Network connections

Inside Track: Back to basics approach pushing enterprise network market

Pro
(Image: Stockfresh)

10 September 2014

“Like professional sport, sometimes you have to go back to the basics to be able to compete at the top level,” said Tim Murphy, CEO with Strencom, and, he added, it is exactly the same when it comes to “enterprise networks and cloud over the past 12 to 18 months”.

Expanding on his view of this fast moving market, Murphy explained that most medium to large enterprises he has dealt with in that timeframe have been given a mandate to move more and more of their internal applications and services to the cloud. Aimed at creating a greater level of “flexibility to scale as the economy recovers”, it can also, he said allow them to “concentrate on their core business activity”.

However, said Murphy, “that can only be done if you have the right networking in place, both internally and externally, so that’s where going back to the basics comes in to play. Since the start of this year, we have seen a big trend in organisations bolstering their external wide area networks (WANs) so that they are capable of delivering on the promises that cloud services offer”.

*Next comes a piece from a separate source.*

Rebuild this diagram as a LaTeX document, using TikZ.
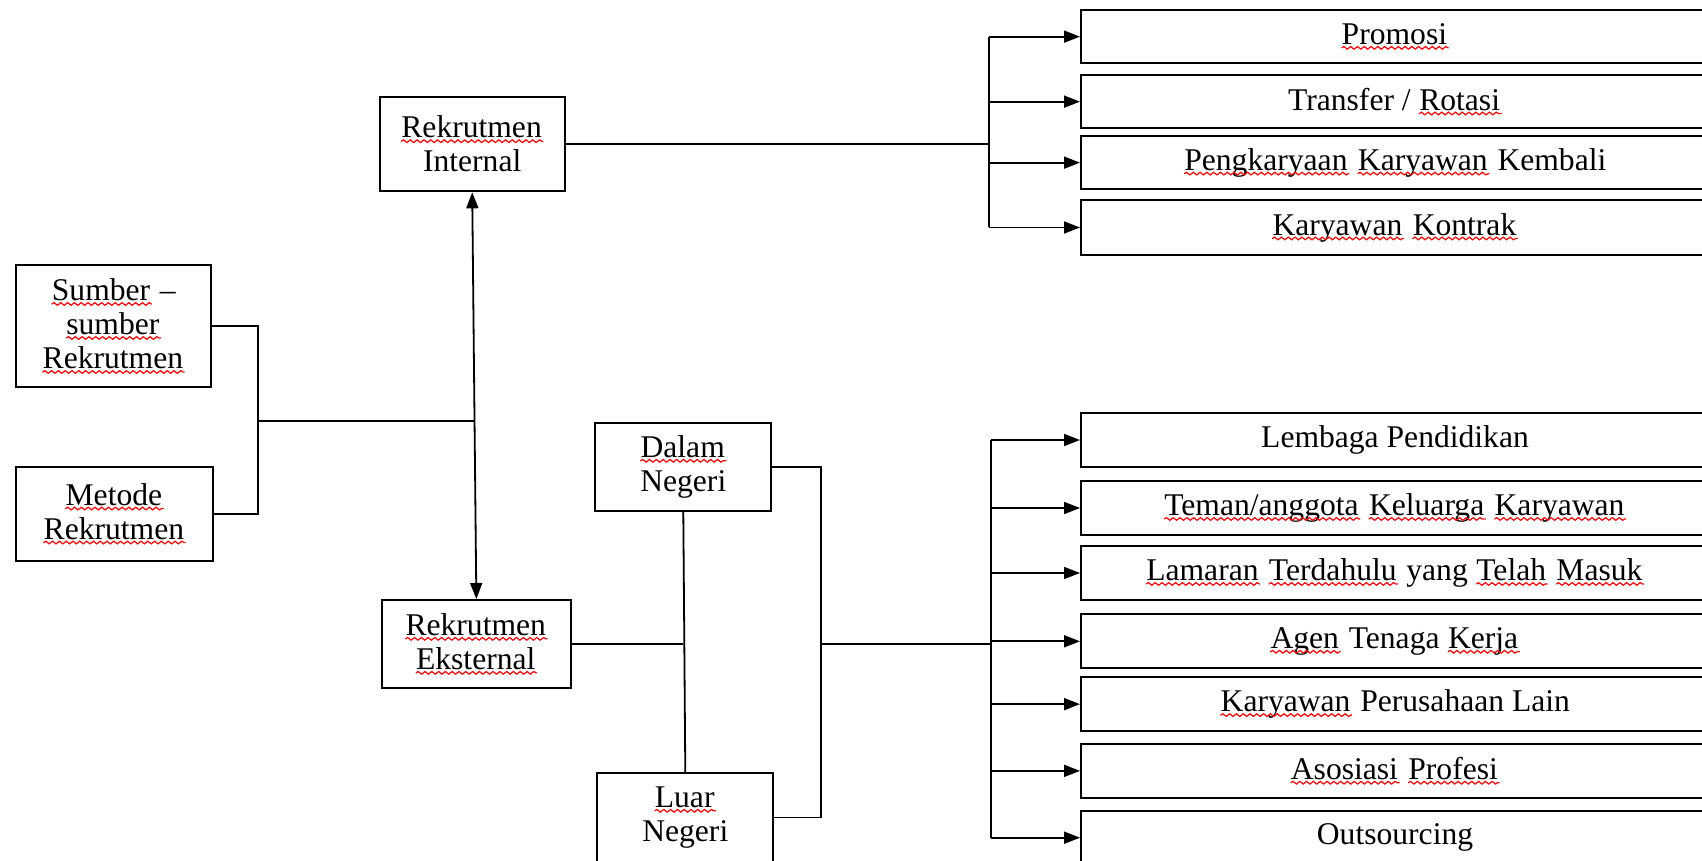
\documentclass[tikz,border=0pt]{standalone}
\usepackage{fontspec}
\setmainfont{Liberation Serif}
\usetikzlibrary{arrows.meta,decorations.pathmorphing}
\definecolor{sqred}{RGB}{230,20,20}
\newcommand\sqw[1]{\tikz[baseline=(sqw.base),x=1pt,y=1pt]{\node[inner sep=0pt,outer sep=0pt,draw=none,fill=none,minimum width=0pt,minimum height=0pt,anchor=center,text width=,align=none] (sqw) {#1};
  \draw[sqred,line width=0.65pt,line cap=round,decorate,decoration={snake,amplitude=0.65pt,segment length=3.4pt}] ([yshift=-1.7pt]sqw.base west) -- ([yshift=-1.7pt,xshift=0.6pt]sqw.base east);}}
\begin{document}
\begin{tikzpicture}[x=0.5pt,y=-0.5pt,
  box/.style={draw,line width=1pt,inner sep=0pt,align=center,font=\fontsize{15.8}{17}\selectfont},
  wide/.style={box,minimum width=314pt,minimum height=27pt},
  con/.style={line width=0.9pt},
  tip/.style={-{Triangle[length=8pt,width=6pt]}},
  both/.style={{Triangle[length=8pt,width=6pt]}-{Triangle[length=8pt,width=6pt]}}]
\useasboundingbox (0,0) rectangle (1702,861);
\clip (0,0) rectangle (1702,861);
\fill[white] (0,0) rectangle (1702,861);

% left / middle nodes
\node[box,minimum width=92.6pt,minimum height=47.3pt] (int) at (472.2,144) {\sqw{Rekrutmen}\\Internal};
\node[box,minimum width=94.35pt,minimum height=44.15pt] (ext) at (476.35,644.15) {\sqw{Rekrutmen}\\\sqw{Eksternal}};
\node[box,minimum width=97.5pt,minimum height=61pt] (sb) at (113.5,326.3) {\sqw{Sumber} --\\\sqw{sumber}\\\sqw{Rekrutmen}};
\node[box,minimum width=98.5pt,minimum height=47.15pt] (mr) at (114.5,513.85) {\sqw{Metode}\\\sqw{Rekrutmen}};
\node[box,minimum width=88pt,minimum height=44.15pt] (dn) at (683.3,466.85) {\sqw{Dalam}\\Negeri};
\node[box,minimum width=88pt,minimum height=44.15pt] (lnn) at (685.3,817.45) {\sqw{Luar}\\Negeri};

% right top boxes
\node[wide,minimum height=26.65pt] (p1) at (1395,36.65) {\sqw{Promosi}};
\node[wide,minimum height=26.65pt] (p2) at (1395,101.65) {Transfer / \sqw{Rotasi}};
\node[wide,minimum height=26.65pt] (p3) at (1395,162.65) {\sqw{Pengkaryaan} \sqw{Karyawan} Kembali};
\node[wide,minimum height=27.5pt] (p4) at (1395,227.5) {\sqw{Karyawan} \sqw{Kontrak}};

% right bottom boxes
\node[wide,minimum height=26.7pt] (q1) at (1395,440) {Lembaga Pendidikan};
\node[wide] (q2) at (1395,508) {\sqw{Teman/anggota} \sqw{Keluarga} \sqw{Karyawan}};
\node[wide] (q3) at (1395,573) {\sqw{Lamaran} \sqw{Terdahulu} yang \sqw{Telah} \sqw{Masuk}};
\node[wide] (q4) at (1395,641.3) {\sqw{Agen} Tenaga \sqw{Kerja}};
\node[wide,minimum height=26.85pt] (q5) at (1395,704.15) {\sqw{Karyawan} Perusahaan Lain};
\node[wide,minimum height=26.85pt] (q6) at (1395,770.85) {\sqw{Asosiasi} \sqw{Profesi}};
\node[wide] (q7) at (1395,837.7) {Outsourcing};

% coordinates
\coordinate (bx1) at (989,0);
\coordinate (bx2) at (991,0);
\coordinate (lb) at (258,421);
\coordinate (jl) at (474.5,421);
\coordinate (rb) at (821,644);

% left bracket
\draw[con] (sb.east) -| (lb) |- (mr.east);
\draw[con] (lb) -- (jl);
\draw[con,both] (int.south) -- (ext.north);

% middle
\draw[con] (ext.east) -- (ext.east -| dn.south);
\draw[con] (dn.south) -- (lnn.north);
\draw[con] (dn.east) -| (rb) |- (lnn.east);
\draw[con] (rb) -- (rb -| bx2);

% internal bus
\draw[con] (int.east) -- (int.east -| bx1);
\draw[con] (bx1 |- p1.west) -- (bx1 |- p4.west);
\foreach \n in {p1,p2,p3,p4} \draw[con,tip] (bx1 |- \n.west) -- (\n.west);

% external bus
\draw[con] (bx2 |- q1.west) -- (bx2 |- q7.west);
\foreach \n in {q1,q2,q3,q4,q5,q6,q7} \draw[con,tip] (bx2 |- \n.west) -- (\n.west);
\end{tikzpicture}
\end{document}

The Strencom CEO added that his advice to any organisation considering cloud solutions — “and that takes in most companies at this stage” — would be to ensure the business has the right network in place to support their cloud.

East-west
Looking back over the past year, GM with Commtech, Gerry Harvey said the evolving nature of east-west traffic has had a major impact on enterprise networking and on WAN optimisation. It is a point with which Adrian Sadlier, solutions division sales manager at Kedington concurred, noting that “within the data centre, east-west traffic is now about 80% of network traffic”.

Harvey added to his original point saying that “the relentless adoption of server virtualisation continues to impact on the enterprise network”, and that this, added to the increasing use of hosted applications in datacentres, has given rise to the dramatic growth in data networking which is east west.

“Most large IT organisations are experiencing dramatic increases in the volume of this traffic,” he said. “The growth in this traffic volume stems in part from data proliferation in general and in part from an increased emphasis on improving the IT organisation’s ability to support business agility and business continuity,” said Harvey.

Breaking the concept down a little, Sadlier said that in the context of the data centre local area network (LAN), east-west traffic is “the traffic that goes between servers in a given data centre”. North-south traffic meanwhile is the client server traffic that goes between users in a branch office and the data centre that hosts the application that they are accessing, and that is “down to about 20% on average”.